--- Collected data ---
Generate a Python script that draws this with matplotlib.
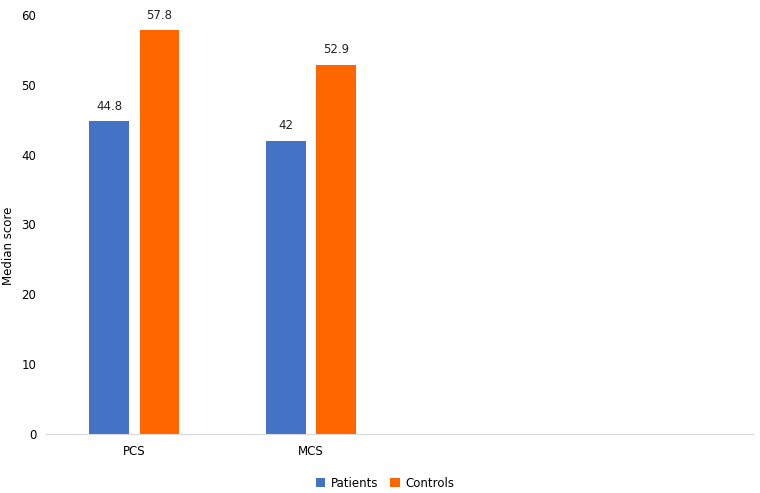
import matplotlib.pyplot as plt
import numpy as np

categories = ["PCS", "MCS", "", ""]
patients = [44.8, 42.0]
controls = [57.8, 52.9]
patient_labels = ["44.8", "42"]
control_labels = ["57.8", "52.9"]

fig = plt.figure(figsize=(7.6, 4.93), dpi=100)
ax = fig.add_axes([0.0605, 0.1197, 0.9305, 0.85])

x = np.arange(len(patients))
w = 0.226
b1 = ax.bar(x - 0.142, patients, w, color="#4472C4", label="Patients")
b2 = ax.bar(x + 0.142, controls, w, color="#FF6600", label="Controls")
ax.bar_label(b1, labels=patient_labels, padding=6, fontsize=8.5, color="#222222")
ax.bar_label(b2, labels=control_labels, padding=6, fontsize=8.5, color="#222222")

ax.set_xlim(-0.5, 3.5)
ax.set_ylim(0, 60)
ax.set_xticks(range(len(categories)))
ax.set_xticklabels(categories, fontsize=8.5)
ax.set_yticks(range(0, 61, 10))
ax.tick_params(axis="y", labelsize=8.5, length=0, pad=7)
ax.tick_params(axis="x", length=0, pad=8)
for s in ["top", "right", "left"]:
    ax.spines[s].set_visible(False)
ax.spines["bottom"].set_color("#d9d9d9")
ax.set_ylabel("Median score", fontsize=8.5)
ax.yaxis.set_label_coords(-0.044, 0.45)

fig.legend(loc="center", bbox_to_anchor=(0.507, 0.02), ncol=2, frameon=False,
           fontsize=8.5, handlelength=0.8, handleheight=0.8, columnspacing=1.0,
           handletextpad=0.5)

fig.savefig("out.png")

--- Directive ---
Omit the pictures and reproduce the listing exactly.

--- Answer for this exercise ---
Generate a Python script that draws this with matplotlib.
import matplotlib.pyplot as plt
import numpy as np

categories = ["PCS", "MCS", "", ""]
patients = [44.8, 42.0]
controls = [57.8, 52.9]
patient_labels = ["44.8", "42"]
control_labels = ["57.8", "52.9"]

fig = plt.figure(figsize=(7.6, 4.93), dpi=100)
ax = fig.add_axes([0.0605, 0.1197, 0.9305, 0.85])

x = np.arange(len(patients))
w = 0.226
b1 = ax.bar(x - 0.142, patients, w, color="#4472C4", label="Patients")
b2 = ax.bar(x + 0.142, controls, w, color="#FF6600", label="Controls")
ax.bar_label(b1, labels=patient_labels, padding=6, fontsize=8.5, color="#222222")
ax.bar_label(b2, labels=control_labels, padding=6, fontsize=8.5, color="#222222")

ax.set_xlim(-0.5, 3.5)
ax.set_ylim(0, 60)
ax.set_xticks(range(len(categories)))
ax.set_xticklabels(categories, fontsize=8.5)
ax.set_yticks(range(0, 61, 10))
ax.tick_params(axis="y", labelsize=8.5, length=0, pad=7)
ax.tick_params(axis="x", length=0, pad=8)
for s in ["top", "right", "left"]:
    ax.spines[s].set_visible(False)
ax.spines["bottom"].set_color("#d9d9d9")
ax.set_ylabel("Median score", fontsize=8.5)
ax.yaxis.set_label_coords(-0.044, 0.45)

fig.legend(loc="center", bbox_to_anchor=(0.507, 0.02), ncol=2, frameon=False,
           fontsize=8.5, handlelength=0.8, handleheight=0.8, columnspacing=1.0,
           handletextpad=0.5)

fig.savefig("out.png")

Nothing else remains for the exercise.